*Exercise*.
Within the entries below, please return exactly the lines from the one with "Write the matplotlib code for this chart." through the one with "fig = plt.figure(figsize=(4, 2.5), dpi=100, facecolor=bg)", leaving out any pictures.

*Records shown*.
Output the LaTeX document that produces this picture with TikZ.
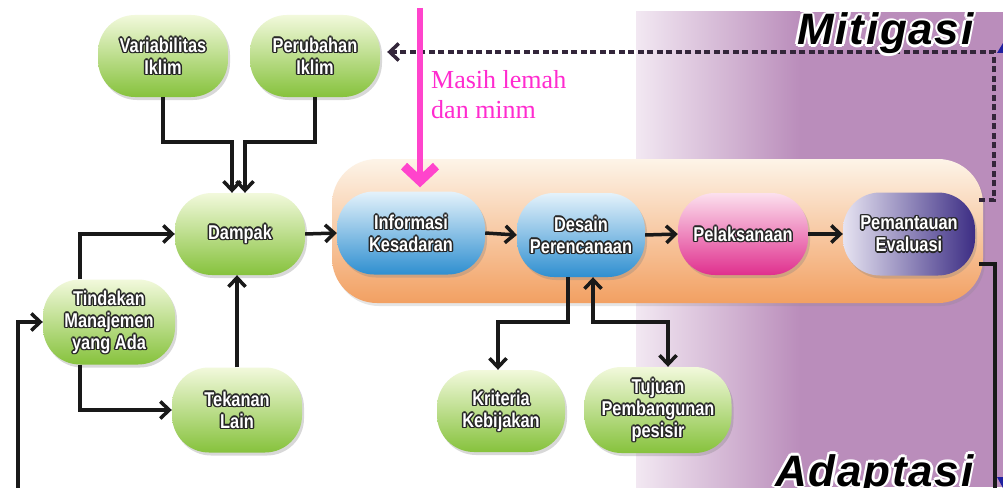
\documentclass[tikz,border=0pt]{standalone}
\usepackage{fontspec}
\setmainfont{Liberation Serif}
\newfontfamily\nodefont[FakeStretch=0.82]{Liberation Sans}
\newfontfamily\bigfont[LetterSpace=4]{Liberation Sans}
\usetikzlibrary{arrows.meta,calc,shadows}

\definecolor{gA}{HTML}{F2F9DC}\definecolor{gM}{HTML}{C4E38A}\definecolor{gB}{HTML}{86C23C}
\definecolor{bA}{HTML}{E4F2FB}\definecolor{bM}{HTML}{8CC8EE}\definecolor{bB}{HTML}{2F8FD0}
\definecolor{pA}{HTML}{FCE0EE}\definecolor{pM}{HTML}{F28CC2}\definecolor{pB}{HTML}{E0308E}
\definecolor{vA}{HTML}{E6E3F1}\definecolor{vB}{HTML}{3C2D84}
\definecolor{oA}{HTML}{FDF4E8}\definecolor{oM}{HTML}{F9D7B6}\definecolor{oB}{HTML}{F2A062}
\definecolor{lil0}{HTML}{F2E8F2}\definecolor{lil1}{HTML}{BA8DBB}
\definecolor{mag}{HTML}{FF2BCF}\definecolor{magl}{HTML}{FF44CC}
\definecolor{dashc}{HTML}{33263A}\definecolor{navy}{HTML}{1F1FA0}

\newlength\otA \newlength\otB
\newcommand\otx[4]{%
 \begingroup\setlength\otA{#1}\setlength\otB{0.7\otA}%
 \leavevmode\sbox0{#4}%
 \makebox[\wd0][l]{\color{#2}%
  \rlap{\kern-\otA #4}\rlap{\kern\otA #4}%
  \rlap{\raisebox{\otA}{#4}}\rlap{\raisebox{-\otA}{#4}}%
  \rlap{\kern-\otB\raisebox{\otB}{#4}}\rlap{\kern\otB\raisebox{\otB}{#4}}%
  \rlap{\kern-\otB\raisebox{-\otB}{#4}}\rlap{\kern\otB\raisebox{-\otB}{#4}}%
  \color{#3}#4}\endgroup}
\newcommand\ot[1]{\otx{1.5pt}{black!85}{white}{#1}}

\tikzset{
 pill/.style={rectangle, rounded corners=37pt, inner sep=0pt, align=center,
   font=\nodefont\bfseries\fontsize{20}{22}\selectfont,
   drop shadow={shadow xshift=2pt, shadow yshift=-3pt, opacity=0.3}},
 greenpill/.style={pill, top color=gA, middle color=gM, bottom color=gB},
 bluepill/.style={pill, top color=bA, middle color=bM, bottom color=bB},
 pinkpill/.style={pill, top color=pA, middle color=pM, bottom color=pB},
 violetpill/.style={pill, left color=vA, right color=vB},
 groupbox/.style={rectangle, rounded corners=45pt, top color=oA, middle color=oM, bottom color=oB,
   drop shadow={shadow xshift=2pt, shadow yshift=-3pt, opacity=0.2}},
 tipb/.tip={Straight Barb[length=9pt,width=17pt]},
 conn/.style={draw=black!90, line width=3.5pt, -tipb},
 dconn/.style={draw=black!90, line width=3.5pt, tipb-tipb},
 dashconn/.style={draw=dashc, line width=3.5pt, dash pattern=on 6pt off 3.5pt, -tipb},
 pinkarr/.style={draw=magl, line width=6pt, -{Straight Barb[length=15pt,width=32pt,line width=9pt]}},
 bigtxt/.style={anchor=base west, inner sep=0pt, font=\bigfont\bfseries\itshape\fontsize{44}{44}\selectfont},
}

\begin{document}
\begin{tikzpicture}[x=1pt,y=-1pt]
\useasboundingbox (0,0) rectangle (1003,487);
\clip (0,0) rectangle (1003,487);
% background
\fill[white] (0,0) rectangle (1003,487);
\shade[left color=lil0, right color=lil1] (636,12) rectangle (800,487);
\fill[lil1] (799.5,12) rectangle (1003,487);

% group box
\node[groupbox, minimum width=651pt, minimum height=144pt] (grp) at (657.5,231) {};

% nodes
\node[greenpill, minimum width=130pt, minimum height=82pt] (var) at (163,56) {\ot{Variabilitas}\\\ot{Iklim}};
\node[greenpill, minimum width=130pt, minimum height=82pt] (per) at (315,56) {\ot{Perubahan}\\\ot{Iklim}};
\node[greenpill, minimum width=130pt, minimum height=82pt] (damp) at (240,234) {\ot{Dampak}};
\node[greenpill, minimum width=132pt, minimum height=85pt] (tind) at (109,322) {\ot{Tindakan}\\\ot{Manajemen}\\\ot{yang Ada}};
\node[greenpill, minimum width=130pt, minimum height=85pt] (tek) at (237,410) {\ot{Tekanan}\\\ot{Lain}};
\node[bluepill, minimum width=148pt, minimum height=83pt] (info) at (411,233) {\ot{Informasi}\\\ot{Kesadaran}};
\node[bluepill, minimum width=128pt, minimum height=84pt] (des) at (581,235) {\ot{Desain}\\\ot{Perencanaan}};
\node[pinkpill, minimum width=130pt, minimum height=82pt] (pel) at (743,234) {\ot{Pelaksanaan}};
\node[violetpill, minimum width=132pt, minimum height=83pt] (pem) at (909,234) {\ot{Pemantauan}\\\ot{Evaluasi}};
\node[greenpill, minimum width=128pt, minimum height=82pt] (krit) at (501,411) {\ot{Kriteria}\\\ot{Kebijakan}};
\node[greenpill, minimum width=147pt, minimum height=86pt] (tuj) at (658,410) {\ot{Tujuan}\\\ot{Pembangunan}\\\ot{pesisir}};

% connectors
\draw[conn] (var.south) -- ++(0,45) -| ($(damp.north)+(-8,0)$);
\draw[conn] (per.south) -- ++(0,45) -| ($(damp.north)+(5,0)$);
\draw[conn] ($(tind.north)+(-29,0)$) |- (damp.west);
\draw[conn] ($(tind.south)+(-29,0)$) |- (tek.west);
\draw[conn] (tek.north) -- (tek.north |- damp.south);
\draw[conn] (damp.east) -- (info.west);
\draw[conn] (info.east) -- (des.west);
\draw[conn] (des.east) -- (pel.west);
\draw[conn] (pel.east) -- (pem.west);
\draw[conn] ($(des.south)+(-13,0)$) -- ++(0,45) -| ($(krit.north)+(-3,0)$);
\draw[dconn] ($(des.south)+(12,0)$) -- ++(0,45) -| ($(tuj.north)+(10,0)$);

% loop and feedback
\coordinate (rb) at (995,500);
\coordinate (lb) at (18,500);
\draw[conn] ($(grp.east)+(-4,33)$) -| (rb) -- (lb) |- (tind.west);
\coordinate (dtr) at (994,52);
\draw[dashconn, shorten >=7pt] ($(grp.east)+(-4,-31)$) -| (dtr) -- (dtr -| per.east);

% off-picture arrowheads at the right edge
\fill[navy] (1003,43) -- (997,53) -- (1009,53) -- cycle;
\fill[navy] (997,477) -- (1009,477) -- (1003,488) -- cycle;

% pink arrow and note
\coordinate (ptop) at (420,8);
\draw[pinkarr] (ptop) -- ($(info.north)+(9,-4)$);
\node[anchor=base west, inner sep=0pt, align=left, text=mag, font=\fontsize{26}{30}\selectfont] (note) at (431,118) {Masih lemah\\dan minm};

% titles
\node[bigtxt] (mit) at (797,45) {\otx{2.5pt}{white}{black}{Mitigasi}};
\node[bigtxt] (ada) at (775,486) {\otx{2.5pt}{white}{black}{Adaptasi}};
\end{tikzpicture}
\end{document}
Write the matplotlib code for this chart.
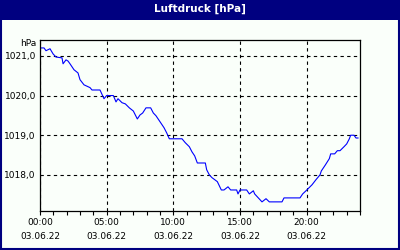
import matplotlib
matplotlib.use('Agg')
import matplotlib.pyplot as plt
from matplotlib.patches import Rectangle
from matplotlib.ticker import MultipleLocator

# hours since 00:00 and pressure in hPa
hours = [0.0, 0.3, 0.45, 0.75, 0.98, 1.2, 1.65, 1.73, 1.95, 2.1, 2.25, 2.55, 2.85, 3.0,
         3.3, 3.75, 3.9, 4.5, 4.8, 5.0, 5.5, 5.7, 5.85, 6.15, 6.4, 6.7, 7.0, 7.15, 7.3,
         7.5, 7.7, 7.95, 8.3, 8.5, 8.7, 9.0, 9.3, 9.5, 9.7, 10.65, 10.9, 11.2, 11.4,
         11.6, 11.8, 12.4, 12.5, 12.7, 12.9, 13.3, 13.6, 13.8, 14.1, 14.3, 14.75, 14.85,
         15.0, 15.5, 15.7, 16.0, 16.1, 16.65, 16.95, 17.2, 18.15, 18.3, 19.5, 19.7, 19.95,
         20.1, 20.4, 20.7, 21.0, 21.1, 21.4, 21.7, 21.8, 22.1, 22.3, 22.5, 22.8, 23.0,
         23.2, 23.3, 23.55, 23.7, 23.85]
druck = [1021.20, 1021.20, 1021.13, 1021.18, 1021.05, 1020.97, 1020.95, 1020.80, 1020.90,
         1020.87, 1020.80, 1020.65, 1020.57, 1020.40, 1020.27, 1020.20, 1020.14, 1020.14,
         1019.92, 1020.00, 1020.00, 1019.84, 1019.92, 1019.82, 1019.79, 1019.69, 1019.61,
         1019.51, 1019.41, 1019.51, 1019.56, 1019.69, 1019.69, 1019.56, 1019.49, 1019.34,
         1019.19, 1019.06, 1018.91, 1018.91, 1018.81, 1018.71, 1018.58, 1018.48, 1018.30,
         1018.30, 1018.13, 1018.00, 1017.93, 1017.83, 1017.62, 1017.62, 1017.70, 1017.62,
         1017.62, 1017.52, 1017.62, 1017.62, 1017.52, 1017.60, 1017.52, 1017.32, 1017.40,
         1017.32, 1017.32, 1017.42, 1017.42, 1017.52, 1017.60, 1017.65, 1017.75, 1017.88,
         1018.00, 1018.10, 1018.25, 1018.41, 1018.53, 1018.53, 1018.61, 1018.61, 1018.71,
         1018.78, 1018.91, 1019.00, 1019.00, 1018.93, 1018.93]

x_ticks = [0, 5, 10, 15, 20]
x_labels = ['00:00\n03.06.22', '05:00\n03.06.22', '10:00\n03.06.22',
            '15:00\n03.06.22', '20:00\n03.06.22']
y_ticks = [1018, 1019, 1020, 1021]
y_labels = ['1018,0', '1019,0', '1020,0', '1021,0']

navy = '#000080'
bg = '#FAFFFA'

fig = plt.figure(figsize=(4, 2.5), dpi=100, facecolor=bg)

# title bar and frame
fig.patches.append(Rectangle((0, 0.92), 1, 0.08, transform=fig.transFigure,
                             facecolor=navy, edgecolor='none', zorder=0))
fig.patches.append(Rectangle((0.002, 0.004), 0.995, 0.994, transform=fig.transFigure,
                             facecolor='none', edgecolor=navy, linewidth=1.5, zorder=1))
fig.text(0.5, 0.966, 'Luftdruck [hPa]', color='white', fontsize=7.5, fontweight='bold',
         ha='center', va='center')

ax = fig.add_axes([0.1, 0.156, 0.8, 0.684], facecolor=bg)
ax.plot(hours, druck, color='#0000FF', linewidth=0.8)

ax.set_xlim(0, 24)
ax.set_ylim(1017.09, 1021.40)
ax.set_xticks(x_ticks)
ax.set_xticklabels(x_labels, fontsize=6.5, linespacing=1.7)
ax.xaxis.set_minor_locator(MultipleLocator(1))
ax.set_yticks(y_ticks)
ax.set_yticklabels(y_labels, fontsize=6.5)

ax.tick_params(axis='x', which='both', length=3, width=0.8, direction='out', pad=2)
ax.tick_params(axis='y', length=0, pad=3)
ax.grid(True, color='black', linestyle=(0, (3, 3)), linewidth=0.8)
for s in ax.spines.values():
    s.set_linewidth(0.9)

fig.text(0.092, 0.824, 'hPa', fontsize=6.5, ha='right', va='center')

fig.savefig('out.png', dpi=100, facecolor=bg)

*Complete response*.
Write the matplotlib code for this chart.
import matplotlib
matplotlib.use('Agg')
import matplotlib.pyplot as plt
from matplotlib.patches import Rectangle
from matplotlib.ticker import MultipleLocator

# hours since 00:00 and pressure in hPa
hours = [0.0, 0.3, 0.45, 0.75, 0.98, 1.2, 1.65, 1.73, 1.95, 2.1, 2.25, 2.55, 2.85, 3.0,
         3.3, 3.75, 3.9, 4.5, 4.8, 5.0, 5.5, 5.7, 5.85, 6.15, 6.4, 6.7, 7.0, 7.15, 7.3,
         7.5, 7.7, 7.95, 8.3, 8.5, 8.7, 9.0, 9.3, 9.5, 9.7, 10.65, 10.9, 11.2, 11.4,
         11.6, 11.8, 12.4, 12.5, 12.7, 12.9, 13.3, 13.6, 13.8, 14.1, 14.3, 14.75, 14.85,
         15.0, 15.5, 15.7, 16.0, 16.1, 16.65, 16.95, 17.2, 18.15, 18.3, 19.5, 19.7, 19.95,
         20.1, 20.4, 20.7, 21.0, 21.1, 21.4, 21.7, 21.8, 22.1, 22.3, 22.5, 22.8, 23.0,
         23.2, 23.3, 23.55, 23.7, 23.85]
druck = [1021.20, 1021.20, 1021.13, 1021.18, 1021.05, 1020.97, 1020.95, 1020.80, 1020.90,
         1020.87, 1020.80, 1020.65, 1020.57, 1020.40, 1020.27, 1020.20, 1020.14, 1020.14,
         1019.92, 1020.00, 1020.00, 1019.84, 1019.92, 1019.82, 1019.79, 1019.69, 1019.61,
         1019.51, 1019.41, 1019.51, 1019.56, 1019.69, 1019.69, 1019.56, 1019.49, 1019.34,
         1019.19, 1019.06, 1018.91, 1018.91, 1018.81, 1018.71, 1018.58, 1018.48, 1018.30,
         1018.30, 1018.13, 1018.00, 1017.93, 1017.83, 1017.62, 1017.62, 1017.70, 1017.62,
         1017.62, 1017.52, 1017.62, 1017.62, 1017.52, 1017.60, 1017.52, 1017.32, 1017.40,
         1017.32, 1017.32, 1017.42, 1017.42, 1017.52, 1017.60, 1017.65, 1017.75, 1017.88,
         1018.00, 1018.10, 1018.25, 1018.41, 1018.53, 1018.53, 1018.61, 1018.61, 1018.71,
         1018.78, 1018.91, 1019.00, 1019.00, 1018.93, 1018.93]

x_ticks = [0, 5, 10, 15, 20]
x_labels = ['00:00\n03.06.22', '05:00\n03.06.22', '10:00\n03.06.22',
            '15:00\n03.06.22', '20:00\n03.06.22']
y_ticks = [1018, 1019, 1020, 1021]
y_labels = ['1018,0', '1019,0', '1020,0', '1021,0']

navy = '#000080'
bg = '#FAFFFA'

fig = plt.figure(figsize=(4, 2.5), dpi=100, facecolor=bg)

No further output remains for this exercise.